Cependant, pour bénéficier de tous les avantages de l’écimage, le respect d’un minimum d’exigence est nécessaire, insiste l’entomologiste Daouda Maïga : « l’écimage de cotonnier doit être associé à des interventions sur seuil et se faire à la bonne date. »
Le paysan et son flair
En effet, le cycle du cotonnier dure en moyenne, en fonction des variétés, 120 jours, avant la maturation des premières capsules. « Le seuil est atteint lorsqu’on remarque la présence d’au moins trois chenilles ravageurs (les piqueurs-suceurs) sur les cinq premières feuilles dans un espace contenant 25 pieds de cotonniers », explique Daouda Maïga. Puis ajoute-t-il, « pour réduire les agressions des ravageurs il faut couper la tête du cotonnier, à partir du soixante cinquième (65e) jour, soit 10 jours après l’apparition de la première fleur. »
Salifou Bagayoko et son jeune frère Oumar Bagayoko, tous deux cultivateurs de coton à Faragouaran, un village du secteur de la Compagnie malienne pour le développement des textiles (CMDT), à Bougouni, ont fait l’expérience dans leur champ. « Le résultat est spectaculaire » témoigne Salifou.
« Dans mon champ d’un hectare de cotonniers, j’ai essayé l’écimage sur un quart d’hectare. A vrai dire, il y a moins de dépenses à faire pour un champ écimé qu’un champ non écimé. Et, les capsules de coton du champ écimé étaient plus volumineuses, plus blanches que les autres. Ce qui a fait que nous avons récolté plusieurs kilogrammes de coton que d’habitude », se réjouit Salifou. Mais son jeune frère bien que satisfaire du résultat, n’a pas manqué d’expliquer que « la technique demande assez de main d’œuvre et une attention particulière du paysan. »
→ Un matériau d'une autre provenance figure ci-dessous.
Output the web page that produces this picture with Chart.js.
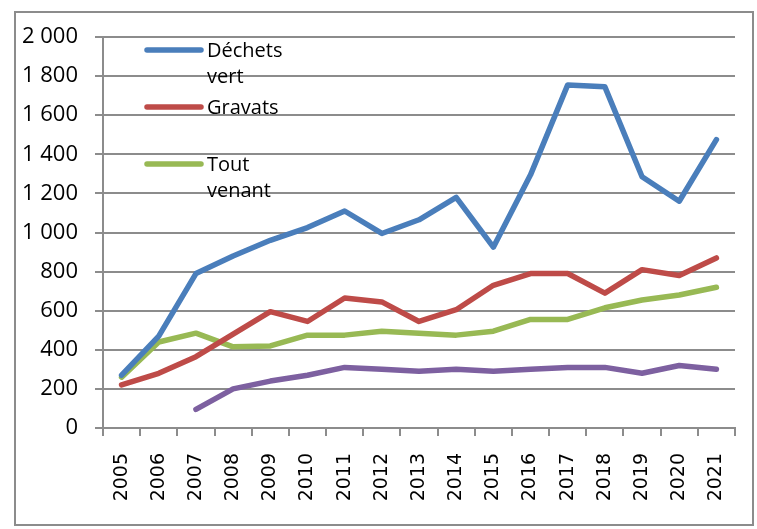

Interrogé par JSTM, Pr Mamy Soumaré reconnaît que « la réalisation de l’écimage à une date précise demande une main d’œuvre au sein de l’exploitation, à une période où d’autres travaux sont à faire. » Toutefois, lorsque « l’écimage est pratiqué à 100% sur tous les plants, il permet de réduire à 65% les populations des ravageurs par rapport aux parcelles non traitées, d’augmenter le rendement et d’améliorer la longueur de la fibre de coton. »
L’écimage est « une technique salutaire, surtout en ce moment où l’efficacité de la lutte chimique systématique contre les ravageurs du cotonnier est régulièrement remise en cause dans notre pays », affirme le biologiste Hamadoun Babana du Laboratoire de recherche en Microbiologie et Biotechnologie microbienne de Bamako (LaboREM-Biotech). Mais, l’expert indépendant s’interroge « si le fait de couper la tête du cotonnier ne laisse pas une porte ouverte à d’autres pathologies. »
Selon Pr Mamy Soumaré « cette inquiétude a été prise en compte dans les travaux antérieurs qui ont montré que l’écimage effectué à la bonne date n’affecte pas la santé des plants de cotonniers ce qui a conduit les chercheurs à mettre la technique en diffusion. »
Actuellement, les producteurs de coton fondent un grand espoir sur cette nouvelle technique dont la diffusion à grande échelle se fait présentement par la CMDT, l’Office de la haute vallée du Niger et la Confédération des sociétés-coopératives des producteurs de coton, dans le cadre du projet AgrECo.